• _EXERCISE DESCRIPTION_
Quote the listing below in full and exactly as written, but omit every picture.

• _RECORDED INFORMATION_
*-*-*

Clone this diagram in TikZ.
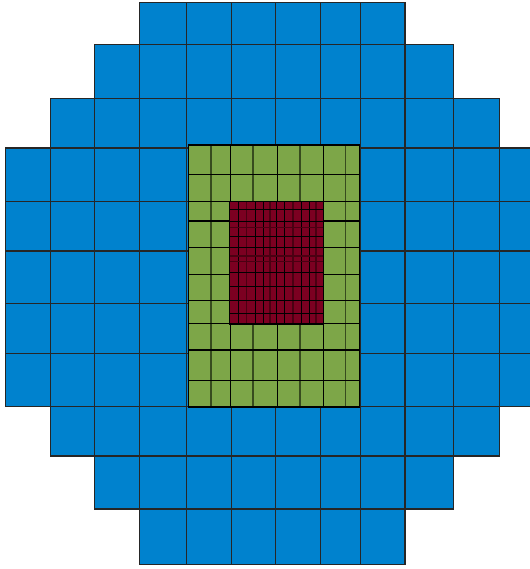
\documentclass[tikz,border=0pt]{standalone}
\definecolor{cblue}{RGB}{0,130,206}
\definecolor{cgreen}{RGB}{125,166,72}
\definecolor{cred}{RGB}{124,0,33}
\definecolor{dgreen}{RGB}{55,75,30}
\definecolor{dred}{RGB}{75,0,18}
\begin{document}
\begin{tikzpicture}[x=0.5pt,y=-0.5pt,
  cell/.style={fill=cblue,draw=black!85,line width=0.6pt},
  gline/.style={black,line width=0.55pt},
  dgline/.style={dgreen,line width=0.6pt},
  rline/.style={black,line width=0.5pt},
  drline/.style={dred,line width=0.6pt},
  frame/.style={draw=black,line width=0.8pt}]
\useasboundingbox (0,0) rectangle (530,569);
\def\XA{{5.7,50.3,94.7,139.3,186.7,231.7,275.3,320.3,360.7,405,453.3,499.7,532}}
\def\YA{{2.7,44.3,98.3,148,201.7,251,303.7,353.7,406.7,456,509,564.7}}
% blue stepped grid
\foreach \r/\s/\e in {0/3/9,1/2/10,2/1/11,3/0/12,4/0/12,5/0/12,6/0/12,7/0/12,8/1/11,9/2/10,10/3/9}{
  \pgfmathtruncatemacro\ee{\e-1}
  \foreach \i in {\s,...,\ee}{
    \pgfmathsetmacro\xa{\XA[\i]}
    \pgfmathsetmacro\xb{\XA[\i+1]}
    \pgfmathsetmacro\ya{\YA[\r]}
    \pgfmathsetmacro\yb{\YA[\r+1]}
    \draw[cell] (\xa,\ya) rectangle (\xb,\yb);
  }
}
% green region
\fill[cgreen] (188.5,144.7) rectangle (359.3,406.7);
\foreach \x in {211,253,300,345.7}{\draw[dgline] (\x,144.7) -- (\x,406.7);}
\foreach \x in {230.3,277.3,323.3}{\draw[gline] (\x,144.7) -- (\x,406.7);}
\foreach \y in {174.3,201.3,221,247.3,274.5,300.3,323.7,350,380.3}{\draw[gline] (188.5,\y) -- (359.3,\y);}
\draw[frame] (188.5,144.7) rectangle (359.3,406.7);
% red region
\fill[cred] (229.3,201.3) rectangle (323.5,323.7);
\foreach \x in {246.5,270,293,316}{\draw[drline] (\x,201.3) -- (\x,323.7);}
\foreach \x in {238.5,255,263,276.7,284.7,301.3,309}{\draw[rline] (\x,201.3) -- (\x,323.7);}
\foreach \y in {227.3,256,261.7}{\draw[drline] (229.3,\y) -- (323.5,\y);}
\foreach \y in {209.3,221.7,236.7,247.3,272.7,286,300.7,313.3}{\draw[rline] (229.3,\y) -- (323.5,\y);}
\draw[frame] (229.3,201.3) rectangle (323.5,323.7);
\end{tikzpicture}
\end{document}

*-*-*

• _OUTPUT OF THE EXERCISE_
Clone this diagram in TikZ.
\documentclass[tikz,border=0pt]{standalone}
\definecolor{cblue}{RGB}{0,130,206}
\definecolor{cgreen}{RGB}{125,166,72}
\definecolor{cred}{RGB}{124,0,33}
\definecolor{dgreen}{RGB}{55,75,30}
\definecolor{dred}{RGB}{75,0,18}
\begin{document}
\begin{tikzpicture}[x=0.5pt,y=-0.5pt,
  cell/.style={fill=cblue,draw=black!85,line width=0.6pt},
  gline/.style={black,line width=0.55pt},
  dgline/.style={dgreen,line width=0.6pt},
  rline/.style={black,line width=0.5pt},
  drline/.style={dred,line width=0.6pt},
  frame/.style={draw=black,line width=0.8pt}]
\useasboundingbox (0,0) rectangle (530,569);
\def\XA{{5.7,50.3,94.7,139.3,186.7,231.7,275.3,320.3,360.7,405,453.3,499.7,532}}
\def\YA{{2.7,44.3,98.3,148,201.7,251,303.7,353.7,406.7,456,509,564.7}}
% blue stepped grid
\foreach \r/\s/\e in {0/3/9,1/2/10,2/1/11,3/0/12,4/0/12,5/0/12,6/0/12,7/0/12,8/1/11,9/2/10,10/3/9}{
  \pgfmathtruncatemacro\ee{\e-1}
  \foreach \i in {\s,...,\ee}{
    \pgfmathsetmacro\xa{\XA[\i]}
    \pgfmathsetmacro\xb{\XA[\i+1]}
    \pgfmathsetmacro\ya{\YA[\r]}
    \pgfmathsetmacro\yb{\YA[\r+1]}
    \draw[cell] (\xa,\ya) rectangle (\xb,\yb);
  }
}
% green region
\fill[cgreen] (188.5,144.7) rectangle (359.3,406.7);
\foreach \x in {211,253,300,345.7}{\draw[dgline] (\x,144.7) -- (\x,406.7);}
\foreach \x in {230.3,277.3,323.3}{\draw[gline] (\x,144.7) -- (\x,406.7);}
\foreach \y in {174.3,201.3,221,247.3,274.5,300.3,323.7,350,380.3}{\draw[gline] (188.5,\y) -- (359.3,\y);}
\draw[frame] (188.5,144.7) rectangle (359.3,406.7);
% red region
\fill[cred] (229.3,201.3) rectangle (323.5,323.7);
\foreach \x in {246.5,270,293,316}{\draw[drline] (\x,201.3) -- (\x,323.7);}
\foreach \x in {238.5,255,263,276.7,284.7,301.3,309}{\draw[rline] (\x,201.3) -- (\x,323.7);}
\foreach \y in {227.3,256,261.7}{\draw[drline] (229.3,\y) -- (323.5,\y);}
\foreach \y in {209.3,221.7,236.7,247.3,272.7,286,300.7,313.3}{\draw[rline] (229.3,\y) -- (323.5,\y);}
\draw[frame] (229.3,201.3) rectangle (323.5,323.7);
\end{tikzpicture}
\end{document}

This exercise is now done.